Церковь на зов крови отзывается. Нет национальных школ – есть хотя бы воскресные. И всё-таки отец Иеремия признаётся, что дети его, выросшие в иноязычной среде, думают по-русски.
Нарушенное завещание
Основное население монастыря составляют трудники – те, кто приезжает на время поработать. Братии, по словам священника, четверо человек. И если трудно заподозрить среди них неармян, то верующие приходят всякие, даже мусульмане: ходит молва, что здесь исцеляются. Товары в церковной лавке тоже рассчитаны на широкого посетителя. Туристы берут здесь сувенирных хачкариков, а православные – ламинированных Матронушек и иконки особо популярного в Крыму доктора Войно-Ясенецкого.

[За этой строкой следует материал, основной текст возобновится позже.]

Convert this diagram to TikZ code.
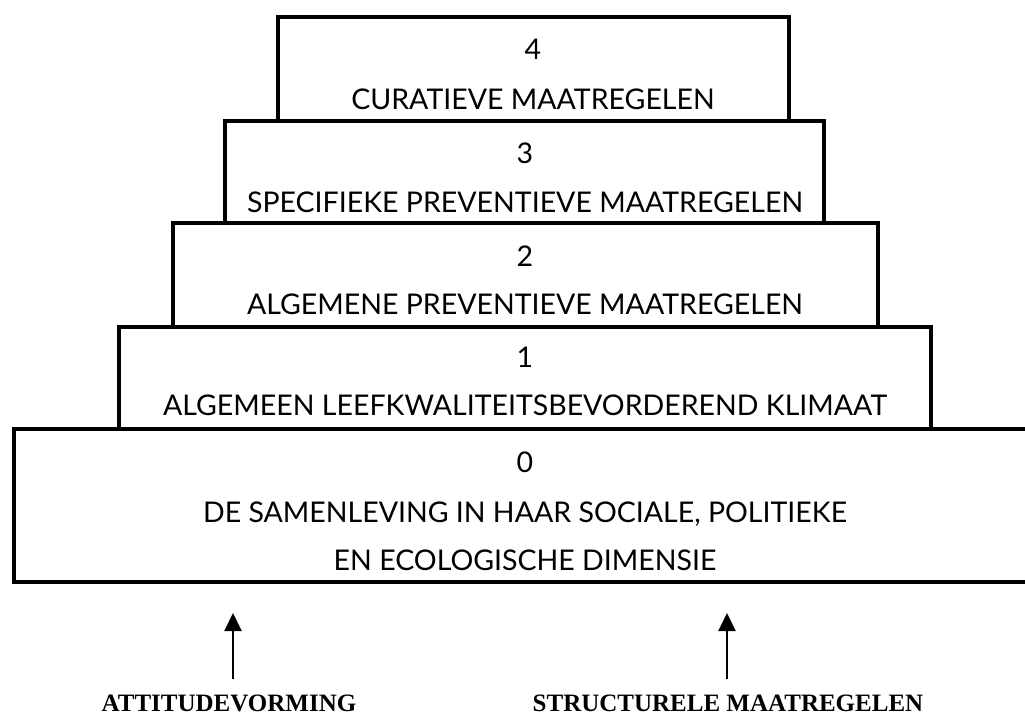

Народу становится всё больше. Гремят через динамики армянские песнопения. Поднявшись над суетой по заросшей буками горке, разглядываем черепичные крыши и лестницы, спускающиеся к старинным фонтанам: отсюда не портят вида ни автомобили, ни современная одежда монахов и посетителей.
Приправленная освящённой солью баранина соблазняет вернуться, но мы отправляемся в Феодосию – город братьев Айвазовских. На днях мы приняли их памятник за очередное изваяние Кирилла и Мефодия. И действительно, один писал, другой был епископом. Пока младший, учась в Академии художеств, писал мадонн с армянскими лицами, старший выучился католическому богословию и преподавал в венецианской Академии мхитаристов. Позже он вернулся в Феодосию армянским епископом.
С тех пор на побережье многое обмельчало. Возле галереи Ивана Константиновича сидят на корточках бичи, торгуют ярко раскрашенными «маринками». Каменный храм под генуэзской крепостью – ровесник Сурб Хача, но внутри тесно из-за прилавков, аляповато. Табличка у входа призывает делать пожертвования на «древний православный храм», невнятно рассказывая о его истории и предостерегая: «В купальниках не входить!». Под ногами – тоже надписи, только мы не можем их прочитать. Могильные плиты армян стали дорогой в русский храм.